Bastiat on Bureaucrats

"Very soon there will be two or three of these bureaucrats around every Frenchman, one to prevent him from working too much, another to give him an education, a third to furnish him credit, a fourth to interfere with his business transactions, etc., etc. Where will we be led by the illusion that impels us to believe that the state is a person who has an inexhaustible fortune independent of ours?" 

-Frédéric Bastiat, 1850

Adam Smith on War as Amusement

"In great empires the people who live in the capital, and in the provinces remote from the scene of action, feel, many of them, scarce any inconveniency from the war; but enjoy, at their ease, the amusement of reading in the newspapers the exploits of their own fleets and armies. To them this amusement compensates the small difference between the taxes which they pay on account of the war, and those which they had been accustomed to pay in time of peace. They are commonly dissatisfied with the return of peace, which puts an end to their amusement, and to a thousand visionary hopes of conquest and national glory from a longer continuance of the war."

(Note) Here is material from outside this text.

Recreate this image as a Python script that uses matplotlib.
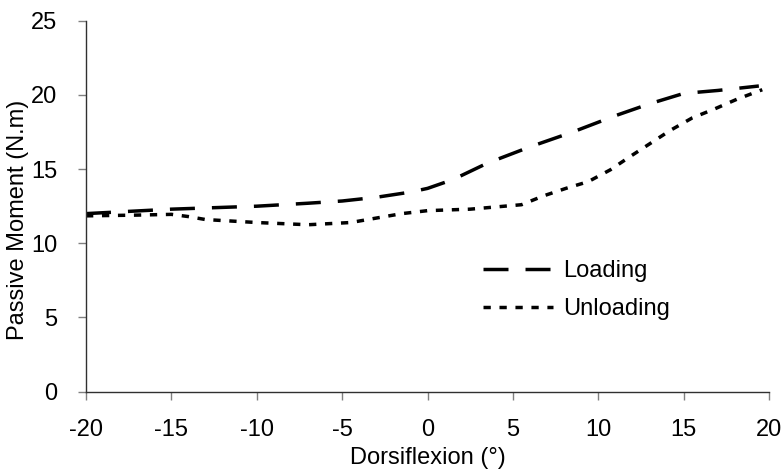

Adam Smith, The Wealth of Nations

Rothbard on Crisis and Leviathan

"Most conservatives and libertarians are very familiar with – and deplore – the increase in State power in the American government in the last 50 or 70 years, but what they don’t seem to realize is that most of these increases took place in giant leaps during wartime. It was wartime that provided the crisis situation – the spark – which enabled the States to put on so-called "emergency" measures, which of course never got lifted, or rarely got lifted."

Source: http://www.antiwar.com/orig/rothbard_on_wa...

Rothbard on "The Main Imperialist"

"The sneer against isolationism always was that isolationists were parochial, narrow-minded characters who don’t know that there is a world out there and want to hide their heads in the sand. In fact it’s the opposite – the true principle of isolationism is that the government should be isolated, the government should do nothing abroad and people who trade, interchange, and engage in voluntary travel, migration, and so forth should be allowed to peacefully do so. The idea is to isolate the government, not to isolate the country.

There’s another aspect, of course; this would apply to any government, but the thing is there is also an extra aspect – empirically it so happens that the American government since the days of Woodrow Wilson has been the main threat to the peace of the world, the main imperialist, the main embarker on a policy of meddling in every conceivable country every place in the world to make sure their government shapes up properly. So that the policy of American isolationism is more important for libertarian principle than any other country’s isolationism."